ARRESTS OF OPPOSITION LEADERS FOLLOW ZHANAOZEN UNREST IN KAZAKHSTAN
Immediately after the early parliamentary elections in Kazakhstan brought into being a three-party system, the country’s law enforcement authorities proceeded to arresting several opposition leaders. On January 23, Vladimir Kozlov, the leader of the unregistered political party Alga, and Igor Vinyavsky, the editor-in-chief of the independent newspaper Vzlyad, were detained by officials of the National Security Committee.
Vladimir Kozlov, who has been very critical of the Kazakh Government’s response to social unrest in the town of Zhanaozen in December 2011, is accused of attempts to instigate social discord. Article 164 of the Criminal Code of Kazakhstan provides for prison terms ranging from three to ten years accompanied by heavy fines and a ban from occupying certain positions. This may practically mean that Kozlov could find himself in a situation where his political activities, famously directed against the existing system, would be no longer tolerated even if his guilt is disproved. Moreover, Kozlov’s wife recently declared to the press that her husband had been diagnosed with inguinal hernia, a disease he had never complained of before. She believes that this fact may reflect the use of torture against the renowned opposition leader.
Igor Vinyavsky, equally famous for his extensive critique of the ruling elite regularly expressed on the pages of his independent newspaper, is being charged with organizing subversive activities aimed at forcefully changing the constitutional order of Kazakhstan (article 170 of the Criminal Code). Interestingly, some experts have already pointed to the fact that the arrest warrant issued by the National Security Committee against the journalist is fully based on events dating back to 2010, when security officials intercepted a bunch of leaflets calling for the same revolutionary change in Kazakhstan as in neighboring Kyrgyzstan in April of that year.
This procedural detail speaks in favor of an already existing criminal investigation linked to the activities of the “Vzglyad” newspaper and its editor-in-chief. It is however unclear why it took almost two years for the National Security Committee to prove Vinyavsky’s guilt, while the issue in question directly concerns Kazakhstan’s national security and public safety.
These two arrests are not the first in connection with the Zhanaozen unrest, which took the lives of at least 17 people and left more than 100 seriously wounded. In early January, an activist of the People’s Front (an umbrella organization comprised of several opposition parties and created in anticipation of snap elections to the Parliament) was detained by the same National Security Committee in the airport of Aktau.
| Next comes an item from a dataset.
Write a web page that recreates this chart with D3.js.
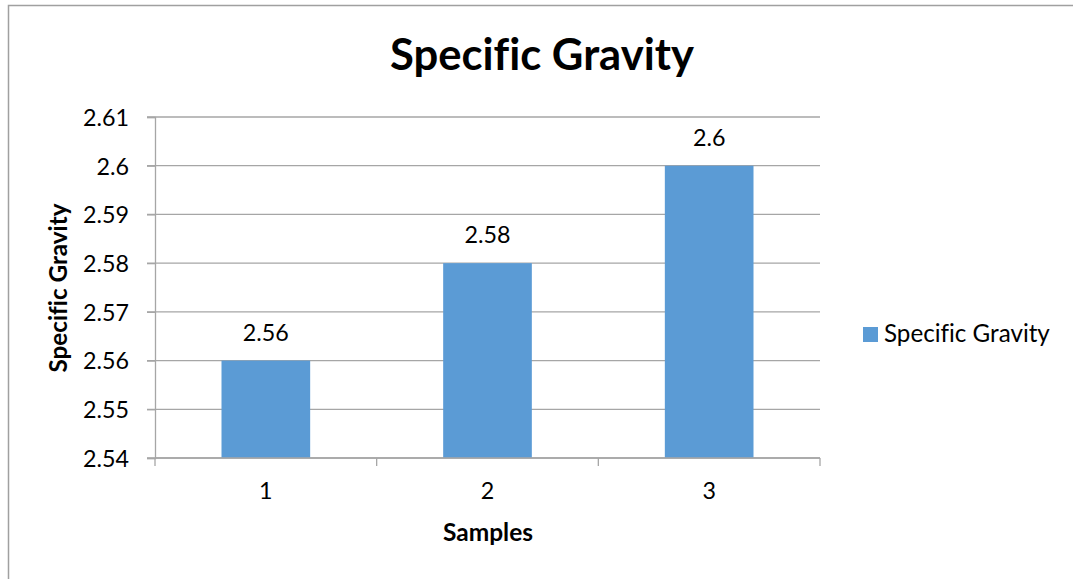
<!DOCTYPE html>
<html>
<head>
<meta charset="utf-8">
<script src="https://cdn.jsdelivr.net/npm/d3@7"></script>
<style>
  body { margin: 0; background: #fff; }
  svg text { font-family: Lato, "Open Sans", sans-serif; fill: #000; font-variant-ligatures: none; }
</style>
</head>
<body>
<div class="chart"></div>
<script>
var width = 1073, height = 579

// data
var samples = ["1", "2", "3"]
var gravity = [2.56, 2.58, 2.6]
var yTicks = [2.54, 2.55, 2.56, 2.57, 2.58, 2.59, 2.6, 2.61]
var seriesName = "Specific Gravity"

var barColor = "#5b9bd5", gridColor = "#a6a6a6"

const svg = d3.select('.chart')
  .append('svg')
    .attr('width', width)
    .attr('height', height)

// outer chart border (only top and left are in the frame)
svg.append('path')
  .attr('d', 'M8.5,' + height + 'V5.5H' + width)
  .attr('fill', 'none')
  .attr('stroke', '#a0a0a0')
  .attr('stroke-width', 1.5)

var x = d3.scaleBand()
  .domain(samples)
  .range([155, 820])
  .paddingInner(0.6)
  .paddingOuter(0.3)

var y = d3.scaleLinear()
  .domain([2.54, 2.61])
  .range([458, 117])

// shrink / grow a text so it takes a given width
function fit(sel, target, sample) {
  sel.style('font-size', '20px')
  var node = sample ? sample.node() : sel.node()
  var len = node.getComputedTextLength()
  sel.style('font-size', (20 * target / len) + 'px')
}

// gridlines
svg.append('g')
  .selectAll('line')
  .data(yTicks)
  .enter()
  .append('line')
    .attr('x1', 147).attr('x2', 820)
    .attr('y1', d => y(d)).attr('y2', d => y(d))
    .attr('stroke', gridColor)
    .attr('stroke-width', 1.3)

// bars
svg.append('g')
  .selectAll('rect')
  .data(gravity)
  .enter()
  .append('rect')
    .attr('x', (d, i) => x(samples[i]))
    .attr('width', x.bandwidth())
    .attr('y', d => y(d))
    .attr('height', d => y(2.54) - y(d))
    .attr('fill', barColor)

// y axis
var yAxis = svg.append('g')
  .attr('transform', 'translate(155,0)')
  .call(d3.axisLeft(y).tickValues(yTicks).tickSize(8).tickPadding(18).tickFormat(d3.format('')))
yAxis.select('.domain').attr('stroke', gridColor).attr('stroke-width', 1.3)
yAxis.selectAll('.tick line').attr('stroke', gridColor).attr('stroke-width', 1.3)
yAxis.selectAll('text').attr('fill', '#000').attr('font-family', null).attr('dy', '0.36em')

// x axis
var xEdges = d3.scaleLinear().domain([0, samples.length]).range([155, 820])
var xAxis = svg.append('g')
  .attr('transform', 'translate(0,458)')
xAxis.append('line')
  .attr('x1', 155).attr('x2', 820)
  .attr('stroke', gridColor).attr('stroke-width', 1.3)
xAxis.selectAll('.edge')
  .data(d3.range(samples.length + 1))
  .enter()
  .append('line')
    .attr('x1', d => xEdges(d)).attr('x2', d => xEdges(d))
    .attr('y1', 0).attr('y2', 8)
    .attr('stroke', gridColor).attr('stroke-width', 1.3)
var xLabels = xAxis.selectAll('.xl')
  .data(samples)
  .enter()
  .append('text')
    .attr('x', d => x(d) + x.bandwidth() / 2)
    .attr('y', 41)
    .attr('text-anchor', 'middle')
    .text(d => d)

// data labels
var dataLabels = svg.append('g')
  .selectAll('text')
  .data(gravity)
  .enter()
  .append('text')
    .attr('x', (d, i) => x(samples[i]) + x.bandwidth() / 2)
    .attr('y', d => y(d) - 20)
    .attr('text-anchor', 'middle')
    .text(d => d)

var tickTexts = yAxis.selectAll('text')
var sample = tickTexts.filter(d => d === 2.61)
fit(tickTexts, 46, sample)
var fs = sample.style('font-size')
xLabels.style('font-size', fs)
dataLabels.style('font-size', fs)

// title
var title = svg.append('text')
  .attr('x', 542).attr('y', 70)
  .attr('text-anchor', 'middle')
  .style('font-weight', 'bold')
  .text('Specific Gravity')
fit(title, 304)

// axis titles
var yTitle = svg.append('text')
  .attr('transform', 'translate(67,288) rotate(-90)')
  .attr('text-anchor', 'middle')
  .style('font-weight', 'bold')
  .text('Specific Gravity')
fit(yTitle, 169)

var xTitle = svg.append('text')
  .attr('x', 488).attr('y', 541)
  .attr('text-anchor', 'middle')
  .style('font-weight', 'bold')
  .text('Samples')
fit(xTitle, 90)

// legend
var legend = svg.append('g')
legend.append('rect')
  .attr('x', 863).attr('y', 327)
  .attr('width', 15).attr('height', 15)
  .attr('fill', barColor)
var legendText = legend.append('text')
  .attr('x', 884).attr('y', 342)
  .text(seriesName)
fit(legendText, 166)
</script>
</body>
</html>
She was later charged with trying to instigate social discord, based on her active involvement in the anti-government campaign in Western Kazakhstan.
A few days after the temporary imprisonment of both Kozlov and Vinyavsky, Freedom House in Washington DC issued a statement condemning disproportionate action against opposition forces in Kazakhstan and called on Kazakh authorities to ensure their immediate release. According to Susan Corke, director for Eurasia programs at Freedom House, “Kazakhstan, as a former chair of the Organization for Security and Cooperation in Europe, must live up to its promise to the international community that it will advance democracy and human rights.” She also added that “the actions of the authorities and treatment of opposition activists and independent journalists undermine respect for fundamental freedoms.”
A statement of concern was also made by the European Union on the occasion of the OSCE Permanent Council meeting in Vienna on January 26. In its final sentences, the statement recalls “the commitment made by the authorities of Kazakhstan to conduct an open and transparent investigation into the Zhanaozen events.” It also recalls “OSCE commitments as regards the protection of human rights and fundamental freedoms and call[s] on Kazakhstan to implement them fully, including during the investigation.”
Though the U.S. State Department has not yet made any particular statement on the arrest of opposition activists and its implications for the general state of freedom in Kazakhstan, some sources speculate that the issue was discussed during a meeting between Kazakh Foreign Minister Erzhan Kazykhanov and U.S. Secretary of State Hillary Clinton during the former’s visit to Washington. The probability of external pressure towards Kazakhstan’s honoring its international obligations in terms of human rights and personal freedoms remains quite low, as the Western community is now struggling against Russia’s and China’s obstructionism to take action in Syria. The generally complicated situation in Central Asia and America’s continuing dependence on its regional partners as far as the state of affairs in Afghanistan is concerned make it rather difficult for opposition activists to count on whatever foreign support.